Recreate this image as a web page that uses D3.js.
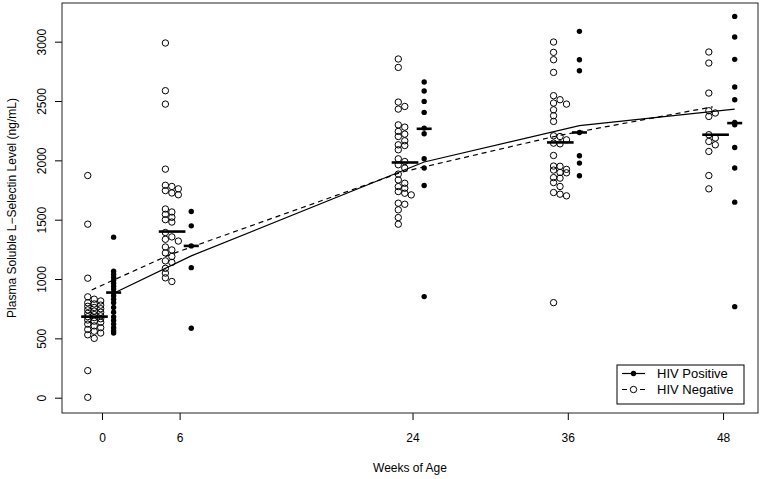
<!DOCTYPE html>
<html>
<head>
<meta charset="utf-8">
<script src="https://cdn.jsdelivr.net/npm/d3@7"></script>
<style>
  html, body { margin: 0; padding: 0; background: #fff; }
  svg { display: block; font-family: "Liberation Sans", Arial, Helvetica, sans-serif; }
</style>
</head>
<body>
<svg id="chart" width="763" height="479"></svg>
<script>
// ---------------- data ----------------
const weeks = [0, 6, 24, 36, 48];
const weekTickLabels = ["0", "6", "24", "36", "48"];
const yTicks = [0, 500, 1000, 1500, 2000, 2500, 3000];
const yTickLabels = ["0", "500", "1000", "1500", "2000", "2500", "3000"];

// HIV negative (open circles) by week
const neg0  = [1872, 1462, 1007, 228, 3, 850, 830, 815, 800, 790, 780, 770, 760, 750, 740, 730, 720, 710, 700, 690, 683, 675, 665, 655, 645, 635, 620, 605, 590, 575, 560, 545, 530, 500];
const neg6  = [2989, 2587, 2474, 1926, 1790, 1780, 1760, 1745, 1725, 1710, 1590, 1565, 1545, 1520, 1500, 1480, 1392, 1355, 1335, 1320, 1270, 1245, 1220, 1190, 1153, 1140, 1090, 1050, 1010, 979];
const neg24 = [2854, 2783, 2491, 2454, 2432, 2299, 2280, 2244, 2221, 2201, 2165, 2131, 2125, 2089, 2013, 1990, 1963, 1935, 1884, 1835, 1807, 1779, 1765, 1737, 1723, 1709, 1639, 1630, 1583, 1518, 1462];
const neg36 = [2997, 2910, 2848, 2741, 2545, 2511, 2483, 2474, 2426, 2376, 2328, 2207, 2201, 2173, 2145, 2139, 2041, 1952, 1950, 1924, 1918, 1898, 1895, 1855, 1850, 1813, 1780, 1729, 1715, 1701, 801];
const neg48 = [2913, 2820, 2567, 2418, 2399, 2370, 2216, 2188, 2159, 2131, 2075, 1872, 1760];

// HIV positive (filled dots) by week
const pos0  = [1353, 1065, 1040, 1015, 990, 965, 940, 915, 886, 860, 830, 800, 760, 720, 680, 650, 620, 590, 565, 545];
const pos6  = [1569, 1448, 1279, 1096, 585];
const pos24 = [2660, 2584, 2497, 2404, 2272, 2224, 2013, 1935, 1788, 852];
const pos36 = [3087, 2848, 2755, 2235, 2039, 1977, 1870];
const pos48 = [3213, 3039, 2851, 2618, 2511, 2319, 2300, 2108, 1935, 1648, 767];

// group medians (horizontal bars)
const negMedian = [683, 1400, 1982, 2151, 2216];
const posMedian = [886, 1279, 2266, 2235, 2314];

// fitted curves
const posFit = [880, 1195, 1986, 2292, 2432];
const negFit = [908, 1203, 1902, 2207, 2451];

const seriesLabels = ["HIV Positive", "HIV Negative"];
const xTitle = "Weeks of Age";
const yTitle = "Plasma Soluble L\u2212Selectin Level (ng/mL)";

// ---------------- layout ----------------
const negGroups = [neg0, neg6, neg24, neg36, neg48];
const posGroups = [pos0, pos6, pos24, pos36, pos48];
const plot = { left: 62, right: 758, top: 3, bottom: 413 };
const svg = d3.select("#chart");

const x = d3.scaleLinear().domain([-3.09, 50.7]).range([plot.left, plot.right]);
const y = d3.scaleLinear().domain([-129, 3326]).range([plot.bottom, plot.top]);

const NEG_OFF = -1.1, POS_OFF = 0.9, COL_STEP = 0.5;

function assignCols(vals, nCols, thresh) {
  const order = vals.map((v, i) => i).sort((a, b) => vals[b] - vals[a]);
  const cols = d3.range(nCols).map(() => []);
  const res = [];
  order.forEach(i => {
    const v = vals[i];
    let chosen = -1;
    for (let c = 0; c < nCols; c++) {
      if (cols[c].every(u => Math.abs(u - v) >= thresh)) { chosen = c; break; }
    }
    if (chosen < 0) {
      let bd = -1;
      cols.forEach((arr, c) => {
        const md = d3.min(arr, u => Math.abs(u - v));
        if (md > bd) { bd = md; chosen = c; }
      });
    }
    cols[chosen].push(v);
    res[i] = chosen;
  });
  return res;
}

// ---------------- axes ----------------
const xAxis = svg.append("g")
  .attr("transform", `translate(0,${plot.bottom})`)
  .call(d3.axisBottom(x).tickValues(weeks).tickFormat((d, i) => weekTickLabels[i]).tickSize(7).tickPadding(13));
xAxis.select(".domain").remove();
xAxis.selectAll("text").attr("font-size", 12).attr("fill", "#000").attr("font-family", "Liberation Sans, Arial, sans-serif");
xAxis.selectAll("line").attr("stroke", "#000");

const yAxis = svg.append("g")
  .attr("transform", `translate(${plot.left},0)`)
  .call(d3.axisLeft(y).tickValues(yTicks).tickFormat((d, i) => yTickLabels[i]).tickSize(7));
yAxis.select(".domain").remove();
yAxis.selectAll("line").attr("stroke", "#000");
yAxis.selectAll("text")
  .attr("x", null).attr("dy", null)
  .attr("transform", "translate(-16,0) rotate(-90)")
  .attr("text-anchor", "middle")
  .attr("font-size", 12).attr("fill", "#000").attr("font-family", "Liberation Sans, Arial, sans-serif");

// box
svg.append("rect")
  .attr("x", plot.left).attr("y", plot.top)
  .attr("width", plot.right - plot.left).attr("height", plot.bottom - plot.top)
  .attr("fill", "none").attr("stroke", "#222").attr("stroke-width", 1);

// titles
svg.append("text").attr("x", (plot.left + plot.right) / 2).attr("y", 472)
  .attr("text-anchor", "middle").attr("font-size", 12).text(xTitle);
svg.append("text").attr("transform", `translate(16,${(plot.top + plot.bottom) / 2}) rotate(-90)`)
  .attr("text-anchor", "middle").attr("font-size", 12).text(yTitle);

// ---------------- fitted lines ----------------
const lineGen = d3.line().x(d => x(d[0])).y(d => y(d[1]));
svg.append("path")
  .datum(weeks.map((w, i) => [w + POS_OFF, posFit[i]]))
  .attr("d", lineGen).attr("fill", "none").attr("stroke", "#000").attr("stroke-width", 1.2);
svg.append("path")
  .datum(weeks.map((w, i) => [w + NEG_OFF + 0.3, negFit[i]]))
  .attr("d", lineGen).attr("fill", "none").attr("stroke", "#000").attr("stroke-width", 1.2)
  .attr("stroke-dasharray", "5,4");

// ---------------- points ----------------
weeks.forEach((w, gi) => {
  const vals = negGroups[gi];
  const cols = assignCols(vals, 3, 40);
  svg.append("g").selectAll("circle").data(vals).join("circle")
    .attr("cx", (d, i) => x(w + NEG_OFF + COL_STEP * cols[i]))
    .attr("cy", d => y(d))
    .attr("r", 3.2)
    .attr("fill", "none").attr("stroke", "#000").attr("stroke-width", 1);

  svg.append("g").selectAll("circle").data(posGroups[gi]).join("circle")
    .attr("cx", x(w + POS_OFF))
    .attr("cy", d => y(d))
    .attr("r", 2.7)
    .attr("fill", "#000");
});

// medians
svg.append("g").selectAll("line").data(weeks).join("line")
  .attr("x1", w => x(w + NEG_OFF - 0.51)).attr("x2", w => x(w + NEG_OFF + 1.55))
  .attr("y1", (w, i) => y(negMedian[i])).attr("y2", (w, i) => y(negMedian[i]))
  .attr("stroke", "#000").attr("stroke-width", 2.6);
svg.append("g").selectAll("line").data(weeks).join("line")
  .attr("x1", w => x(w + POS_OFF - 0.58)).attr("x2", w => x(w + POS_OFF + 0.58))
  .attr("y1", (w, i) => y(posMedian[i])).attr("y2", (w, i) => y(posMedian[i]))
  .attr("stroke", "#000").attr("stroke-width", 2.6);

// ---------------- legend ----------------
const lg = svg.append("g").attr("transform", "translate(617,365)");
lg.append("rect").attr("width", 127).attr("height", 39)
  .attr("fill", "#fff").attr("stroke", "#000").attr("stroke-width", 1);
const rows = [
  { label: seriesLabels[0], dash: null, filled: true },
  { label: seriesLabels[1], dash: "5,4", filled: false }
];
rows.forEach((r, i) => {
  const cy = 8.5 + i * 16;
  lg.append("line").attr("x1", 5).attr("x2", 28).attr("y1", cy).attr("y2", cy)
    .attr("stroke", "#000").attr("stroke-width", 1.2)
    .attr("stroke-dasharray", r.dash);
  lg.append("circle").attr("cx", 16.5).attr("cy", cy).attr("r", r.filled ? 2.7 : 3.2)
    .attr("fill", r.filled ? "#000" : "#fff").attr("stroke", "#000").attr("stroke-width", r.filled ? 0 : 1);
  lg.append("text").attr("x", 40).attr("y", cy + 4.5).attr("font-size", 13).text(r.label);
});
</script>
</body>
</html>
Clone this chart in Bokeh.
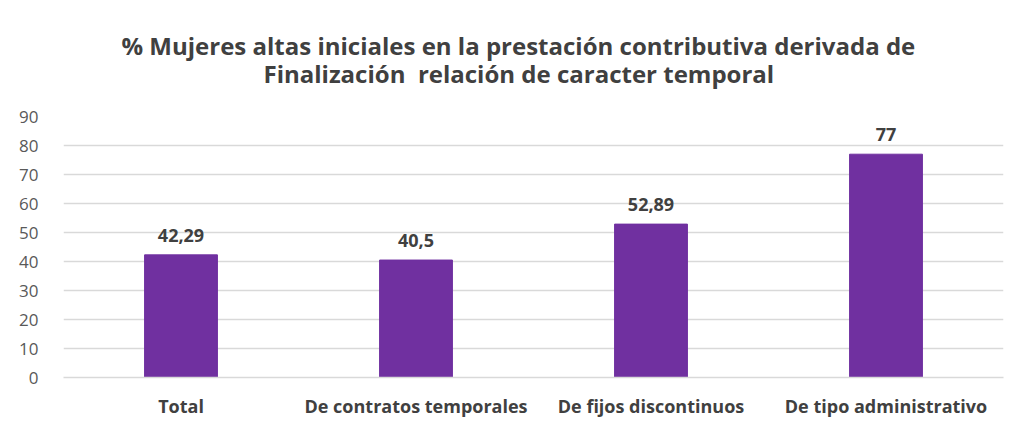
from bokeh.plotting import figure
from bokeh.models import ColumnDataSource, LabelSet, FixedTicker, Range1d, Title
from bokeh.core.properties import value
from bokeh.embed import file_html
from bokeh.resources import INLINE

categories = ["Total", "De contratos temporales", "De fijos discontinuos", "De tipo administrativo"]
values = [42.29, 40.5, 52.89, 77]
value_labels = ["42,29", "40,5", "52,89", "77"]
y_ticks = [0, 10, 20, 30, 40, 50, 60, 70, 80, 90]

title_line1 = "% Mujeres altas iniciales en la prestación contributiva derivada de"
title_line2 = "Finalización\u00a0 relación de caracter temporal"

src = ColumnDataSource(dict(cat=categories, val=values, lab=value_labels))

p = figure(x_range=categories, y_range=Range1d(0, 90), width=1008, height=420,
           output_backend="svg", toolbar_location=None, title=None,
           min_border_left=63, min_border_right=5, min_border_bottom=42, min_border_top=116)

t2 = Title(text=title_line2, align="left", text_font="Open Sans", text_font_size="24px",
           text_font_style="bold", text_color="#404040", standoff=53, offset=200)
t1 = Title(text=title_line1, align="left", text_font="Open Sans", text_font_size="24px",
           text_font_style="bold", text_color="#404040", standoff=-67, offset=58)
p.add_layout(t2, "above")
p.add_layout(t1, "above")

p.vbar(x="cat", top="val", width=0.31, source=src, color="#7030A0")

labels = LabelSet(x="cat", y="val", text="lab", source=src, text_align="center",
                  text_baseline="alphabetic", y_offset=13, text_font=value("Open Sans"),
                  text_font_size="18px", text_font_style="bold", text_color="#404040")
p.add_layout(labels)

p.outline_line_color = None
p.background_fill_color = "white"
p.border_fill_color = "white"

p.xgrid.grid_line_color = None
p.ygrid.grid_line_color = "#D9D9D9"
p.ygrid.grid_line_width = 1.5

p.yaxis.ticker = FixedTicker(ticks=y_ticks)
p.yaxis.axis_line_color = None
p.yaxis.major_tick_line_color = None
p.yaxis.minor_tick_line_color = None
p.yaxis.major_label_text_font = "Open Sans"
p.yaxis.major_label_text_font_size = "17px"
p.yaxis.major_label_text_color = "#595959"
p.yaxis.major_label_standoff = 19

p.xaxis.axis_line_color = "#D9D9D9"
p.xaxis.axis_line_width = 1.5
p.xaxis.major_tick_line_color = None
p.xaxis.minor_tick_line_color = None
p.xaxis.major_label_text_font = "Open Sans"
p.xaxis.major_label_text_font_size = "18px"
p.xaxis.major_label_text_font_style = "bold"
p.xaxis.major_label_text_color = "#404040"
p.xaxis.major_label_standoff = 10
p.x_range.range_padding = 0

open("out.html", "w").write(file_html(p, INLINE))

Your goal -
Take the material above and output only the lines from the one that contains "Clone this chart in Bokeh." through the one that contains "70, 80, 90]", ends included and images left out.

Task solution -
Clone this chart in Bokeh.
from bokeh.plotting import figure
from bokeh.models import ColumnDataSource, LabelSet, FixedTicker, Range1d, Title
from bokeh.core.properties import value
from bokeh.embed import file_html
from bokeh.resources import INLINE

categories = ["Total", "De contratos temporales", "De fijos discontinuos", "De tipo administrativo"]
values = [42.29, 40.5, 52.89, 77]
value_labels = ["42,29", "40,5", "52,89", "77"]
y_ticks = [0, 10, 20, 30, 40, 50, 60, 70, 80, 90]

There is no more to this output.